Smart Grids are better than traditional legacy power grids in terms of competency and productivity as the Smart Grids are environmentally friendly, it uses a lot of renewable sources of energy and foremost it is more secure than the traditional power grid. Furthermore, the research suggested possible benefits and vulnerability against the Smart Grid. The benefits of using a Smart Grid in the overall perspective, it will provide a wider range of security with having various techniques and techniques to overcome some of the cyber-attack issues. However, while conducting the research, the various paper has suggested the security benefits and vulnerability related Smart Grids, almost every research paper suggested that threatening weakness for Smart Grids would be the Denial-of-Service attack. Since Smart Grids are the construction of the network and attacking the network would cripple the Smart Grid. Although, the Smart Grid will protect the Availability of the service with multiple layers of security an optimal solution for the security aspects would be using the Virtual Private Network (VPN) for more secure communication.
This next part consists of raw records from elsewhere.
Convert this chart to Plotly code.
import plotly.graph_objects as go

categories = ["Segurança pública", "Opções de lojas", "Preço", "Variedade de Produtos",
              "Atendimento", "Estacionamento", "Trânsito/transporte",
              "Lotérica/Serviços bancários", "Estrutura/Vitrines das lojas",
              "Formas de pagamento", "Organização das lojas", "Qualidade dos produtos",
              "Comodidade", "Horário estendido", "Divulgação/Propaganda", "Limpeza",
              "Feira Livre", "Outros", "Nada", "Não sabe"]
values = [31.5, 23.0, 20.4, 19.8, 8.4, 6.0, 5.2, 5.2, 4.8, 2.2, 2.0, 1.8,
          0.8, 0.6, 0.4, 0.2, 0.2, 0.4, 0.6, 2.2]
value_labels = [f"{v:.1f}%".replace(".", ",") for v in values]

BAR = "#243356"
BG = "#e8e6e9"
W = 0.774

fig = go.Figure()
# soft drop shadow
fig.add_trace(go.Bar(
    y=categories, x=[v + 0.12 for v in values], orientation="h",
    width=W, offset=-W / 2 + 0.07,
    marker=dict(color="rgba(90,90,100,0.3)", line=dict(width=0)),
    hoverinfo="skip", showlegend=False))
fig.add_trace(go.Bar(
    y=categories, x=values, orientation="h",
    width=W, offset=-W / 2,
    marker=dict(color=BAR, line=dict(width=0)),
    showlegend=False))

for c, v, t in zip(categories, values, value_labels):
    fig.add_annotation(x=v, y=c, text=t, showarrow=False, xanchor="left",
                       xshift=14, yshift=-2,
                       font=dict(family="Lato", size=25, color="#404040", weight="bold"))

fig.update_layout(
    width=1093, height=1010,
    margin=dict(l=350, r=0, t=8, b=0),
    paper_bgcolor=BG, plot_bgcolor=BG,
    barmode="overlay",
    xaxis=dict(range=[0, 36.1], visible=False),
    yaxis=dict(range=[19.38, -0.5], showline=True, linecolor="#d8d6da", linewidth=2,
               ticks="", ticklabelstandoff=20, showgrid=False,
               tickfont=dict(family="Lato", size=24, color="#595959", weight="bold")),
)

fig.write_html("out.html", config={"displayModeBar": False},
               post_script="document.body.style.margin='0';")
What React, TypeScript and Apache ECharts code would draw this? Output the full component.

Moreover, concluding this research, self-awareness related to cyber-attack in Smart Grids is important. The user should be aware of the risks related to the Smart Grid and mitigate them by doing various risk assessments and case studies to provide a further solution in protecting the Smart Grid against different types of cyber-attack. Additionally, the research addressed possible challenges related to the Smart Grid. The Smart Grids challenges are that various devices connected over vast geographical area networks. The biggest challenge to secure these devices over larger infrastructure. Blockchain technology could help resolve security issues by providing a shared and encrypted ledger that is immutable to changes made by malicious nodes or attackers. It can also be utilized to verify identities and authorize access by storing and recording transactions in the immutable ledger and make data exchanges between distributed gadgets smooth and cost-efficient. In conclusion, the computer network protocols need to be modified according to the current posture of communication as well as providing sophisticated encryption methods and to offer security countermeasures. Therefore, it will provide defense against evolved cyber-attacks.

Conflict of interest

Authors declare no conflict of interest.